Scan the data below and pick out the lines containing the word "matplotlib".

#### DATA EXCERPT:
^^^^
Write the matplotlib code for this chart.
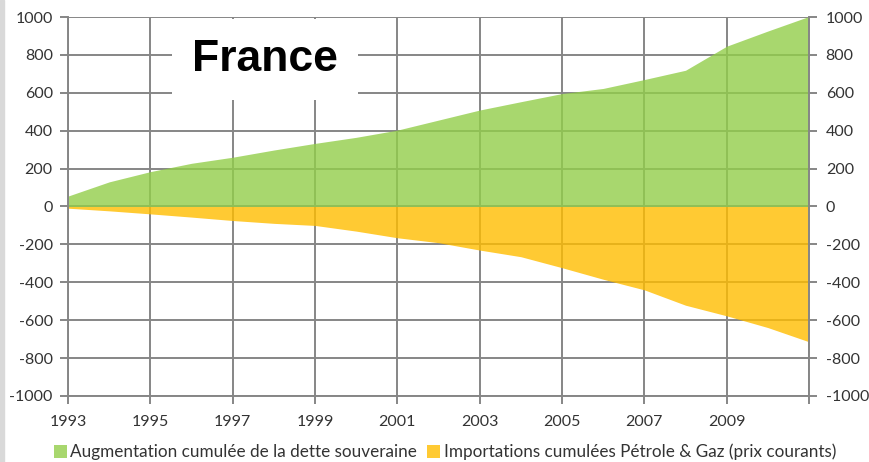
import numpy as np
import matplotlib
matplotlib.use("Agg")
import matplotlib.pyplot as plt

plt.rcParams["axes.unicode_minus"] = False

# cumulative values (Mds EUR)
years = [1993, 1994, 1995, 1996, 1997, 1998, 1999, 2000, 2001, 2002,
         2003, 2004, 2005, 2006, 2007, 2008, 2009, 2010, 2011]
dette = [55, 130, 184, 228, 260, 298, 333, 365, 403, 456,
         509, 553, 596, 623, 670, 719, 846, 926, 1003]
energie = [-9, -23, -39, -56, -74, -89, -100, -130, -165, -191,
           -230, -265, -323, -384, -440, -521, -577, -639, -714]

xticks = [1993, 1995, 1997, 1999, 2001, 2003, 2005, 2007, 2009]
yticks = [-1000, -800, -600, -400, -200, 0, 200, 400, 600, 800, 1000]
labels = ["Augmentation cumulée de la dette souveraine",
          "Importations cumulées Pétrole & Gaz (prix courants)"]

green = "#92ce4a"
orange = "#ffbd00"
grid_c = "#868686"
txt_c = "#333333"

fig = plt.figure(figsize=(8.69, 4.62), dpi=100)
ax = fig.add_axes([0.0783, 0.1429, 0.8527, 0.8203])

ax.fill_between(years, 0, dette, color=green, alpha=0.8, lw=0, zorder=2, label=labels[0])
ax.fill_between(years, 0, energie, color=orange, alpha=0.8, lw=0, zorder=2, label=labels[1])

ax.set_xlim(1993, 2011)
ax.set_ylim(-1000, 1000)
ax.set_xticks(xticks + [2011])
ax.set_xticklabels([str(y) for y in xticks] + [""])
ax.set_yticks(yticks)
ax.grid(True, color=grid_c, lw=1.4, zorder=1)
ax.set_axisbelow(True)

for s in ["left", "right", "bottom"]:
    ax.spines[s].set_color(grid_c)
    ax.spines[s].set_linewidth(1.4)
ax.spines["top"].set_visible(False)

ax.tick_params(axis="both", colors=grid_c, length=6, width=1.4, labelcolor=txt_c,
               labelsize=11.5)
ax.tick_params(axis="x", pad=8)
ax.tick_params(axis="y", pad=5)
for t in ax.get_xticklabels() + ax.get_yticklabels():
    t.set_family("Lato")

ax2 = ax.twinx()
ax2.set_ylim(-1000, 1000)
ax2.set_yticks(yticks)
ax2.tick_params(axis="y", colors=grid_c, length=6, width=1.4, labelcolor=txt_c,
                labelsize=11.5, pad=6)
for t in ax2.get_yticklabels():
    t.set_family("Lato")
for s in ax2.spines.values():
    s.set_visible(False)

ax.text(0.266, 0.889, "France", transform=ax.transAxes, ha="center", va="center",
        fontsize=32, fontweight="bold", family="Liberation Sans", color="black",
        zorder=5, bbox=dict(boxstyle="square,pad=0.45", fc="white", ec="none"))

fig.legend(loc="lower center", bbox_to_anchor=(0.512, -0.03), ncol=2, frameon=False,
           prop={"family": "Lato", "size": 12.3}, handlelength=0.75, handleheight=0.75,
           handletextpad=0.2, columnspacing=0.6, labelcolor=txt_c)

# light border on the left edge of the image
fig.patches.append(plt.Rectangle((0, 0), 0.005, 1, transform=fig.transFigure,
                                 color="#d9d9d9", zorder=0))

fig.savefig("out.png", dpi=100)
^^^^
#### RESULT FOR THIS TASK:
Write the matplotlib code for this chart.
import matplotlib
matplotlib.use("Agg")
import matplotlib.pyplot as plt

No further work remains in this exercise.